Community outreach: pie-making
Aug 22, 2009
Frederic S. pointed us to a set of pie charts he made for the Wikipedia page on pie charts showing why they are misleading.
The Wiki write-up points to something called Stevens' power laws which purport to quantify our perception of areas, etc. Quite an interesting read.
As always, thanks for the contributions.
To give back to Caesar the things that are Caesar's... the original idea for the plot comes from Stephen Few's document Save the pies for desert (page 11) -- although I chose to use vertical barcharts instead of horizontal ones, since it makes comparing them easier.
Frédéric
Posted by: Frédéric | Aug 23, 2009 at 04:32 AM
This is, of course, the same S. S. Stevens who gave us the language of nominal, ordinal, interval, and ratio to distinguish between the different types of data we may graph and to suggest how we ought to treat them.
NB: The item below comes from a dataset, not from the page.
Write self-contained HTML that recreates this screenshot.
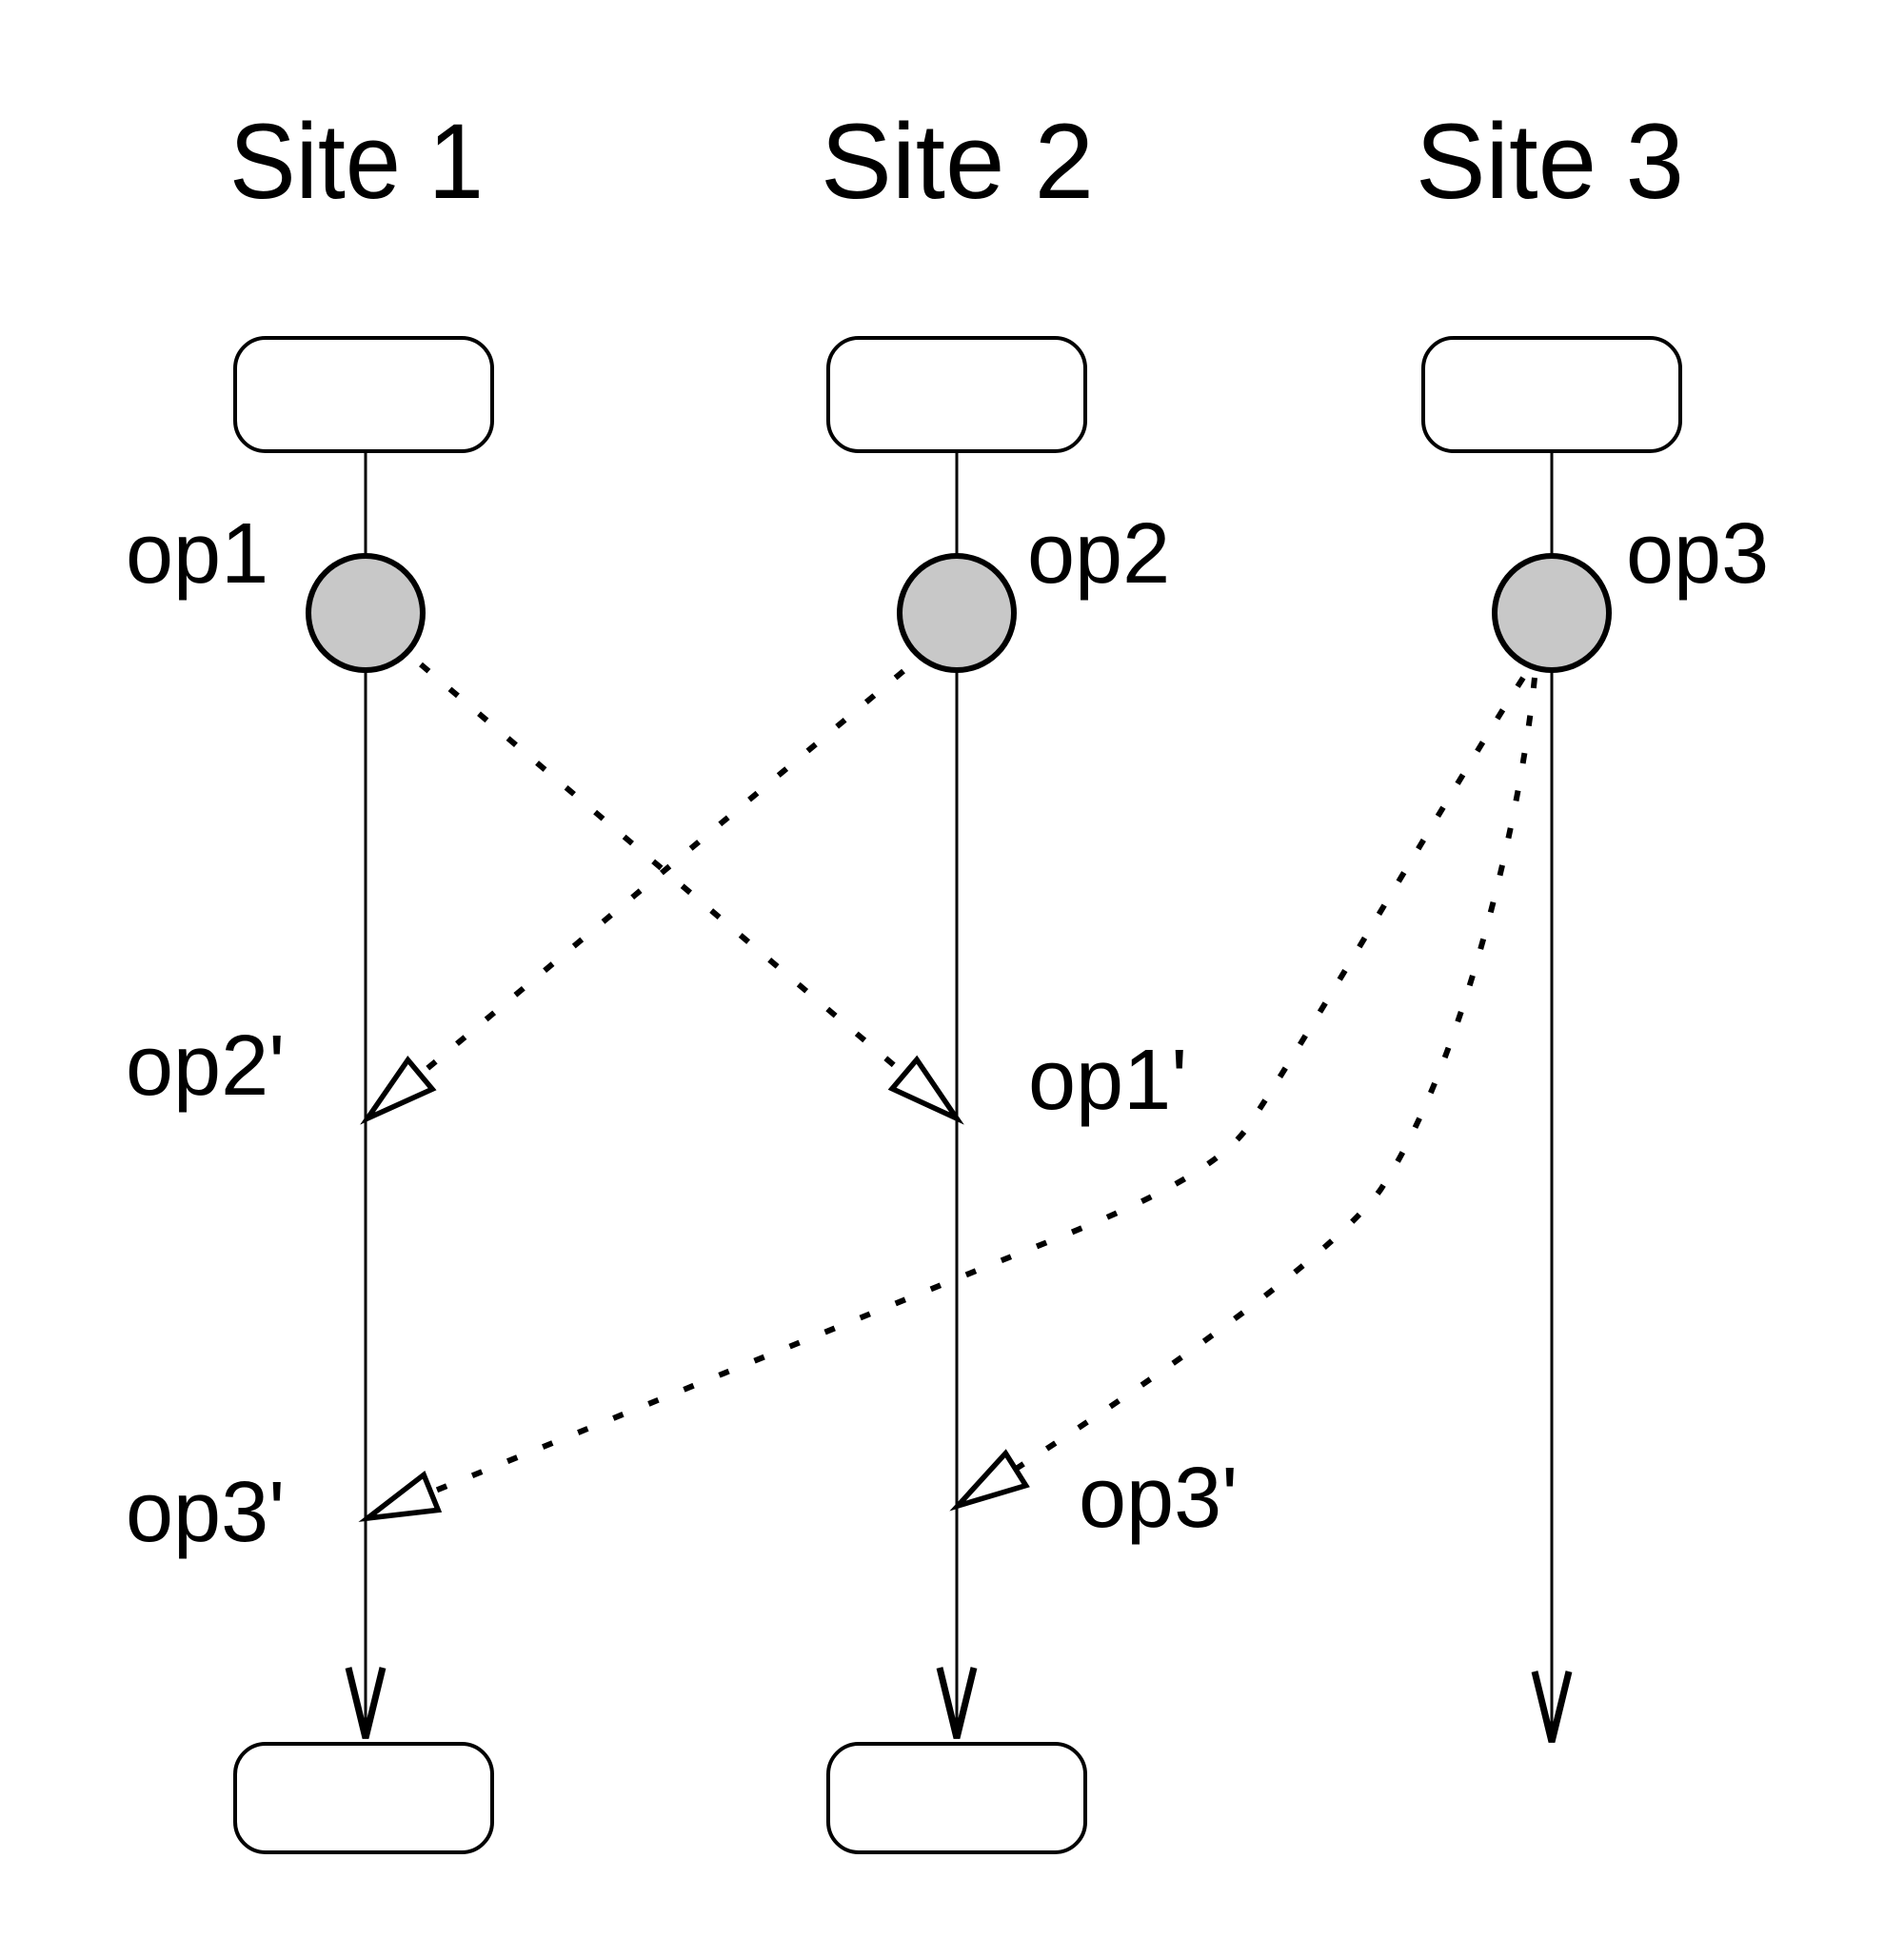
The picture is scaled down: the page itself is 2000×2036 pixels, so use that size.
<!DOCTYPE html>
<html><head><meta charset="utf-8"><style>html,body{margin:0;padding:0;background:#fff}svg{display:block}</style></head>
<body>
<svg width="2000" height="2036" viewBox="0 0 2000 2036" xmlns="http://www.w3.org/2000/svg">
<defs>
<marker id="h" markerUnits="userSpaceOnUse" markerWidth="100" markerHeight="60" refX="80" refY="30" orient="auto" viewBox="0 0 100 60">
<path d="M80,30 L8,10 L8,50 Z" fill="#fff" stroke="#000" stroke-width="5.5" stroke-linejoin="miter"/>
</marker>
</defs>
<g font-family="Liberation Sans, Arial, sans-serif" fill="#000">
<text x="241" y="208" font-size="112" textLength="267" lengthAdjust="spacingAndGlyphs">Site 1</text>
<text x="862" y="208" font-size="112" textLength="287" lengthAdjust="spacingAndGlyphs">Site 2</text>
<text x="1487" y="208" font-size="112" textLength="282" lengthAdjust="spacingAndGlyphs">Site 3</text>
<g font-size="90">
<text x="132" y="612">op1</text>
<text x="1079" y="612">op2</text>
<text x="1708" y="612">op3</text>
<text x="132" y="1150">op2'</text>
<text x="1080" y="1165">op1'</text>
<text x="132" y="1619">op3'</text>
<text x="1133" y="1604">op3'</text>
</g>
</g>
<g stroke="#000" fill="none">
<g stroke-width="4" fill="#fff">
<rect x="247" y="355" width="270" height="119" rx="32"/>
<rect x="870" y="355" width="270" height="119" rx="32"/>
<rect x="1495" y="355" width="270" height="119" rx="32"/>
<rect x="247" y="1832" width="270" height="114" rx="32"/>
<rect x="870" y="1832" width="270" height="114" rx="32"/>
</g>
<g stroke-width="3">
<line x1="384" y1="474" x2="384" y2="1826"/>
<line x1="1005" y1="474" x2="1005" y2="1826"/>
<line x1="1630" y1="474" x2="1630" y2="1830"/>
</g>
<g stroke-width="7" stroke-linejoin="miter">
<path d="M366,1752 L384,1826 L402,1752"/>
<path d="M987,1752 L1005,1826 L1023,1752"/>
<path d="M1612,1756 L1630,1830 L1648,1756"/>
</g>
<g stroke-width="6" fill="#c8c8c8">
<circle cx="384" cy="644" r="60"/>
<circle cx="1005" cy="644" r="60"/>
<circle cx="1630" cy="644" r="60"/>
</g>
<g stroke-width="6" stroke-dasharray="11 29">
<path d="M442,698 L1005,1175" marker-end="url(#h)"/>
<path d="M949,705 L386,1175" marker-end="url(#h)"/>
<path d="M1600,712 C1530,820 1380,1080 1310,1185 C1270,1240 1150,1285 1050,1325 L386,1595" marker-end="url(#h)"/>
<path d="M1612,712 C1595,880 1530,1130 1450,1250 C1400,1320 1200,1460 1006,1582" marker-end="url(#h)"/>
</g>
</g>
</svg>
</body></html>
Posted by: derek | Aug 23, 2009 at 04:50 AM
The graphs are copies from William Cleveland's book the Elements of Graphical. I had made a version earlier and wikieditor Schultz had done a nice clean up of them. See the discussion page for Pie Charts for more details.
Cleveland's references regarding the readability of various charts probably go back to primary work from the 1970s and early 1980's. Given the explosion of spreadsheet graphics which may or may not have created a smarter user base, it may be that pie charts are not nearly as bad as they once were.
Posted by: Chris P | Aug 23, 2009 at 10:26 AM
Hi Chris -- indeed, I just had a look at Cleveland's book and noticed the graph, which I did not remember at all (in my edition it's on pages 262-263). Few's document, however, is the first place where I saw such a plot with several pie charts and barplots, showing how hard it is to compare the data across pie charts.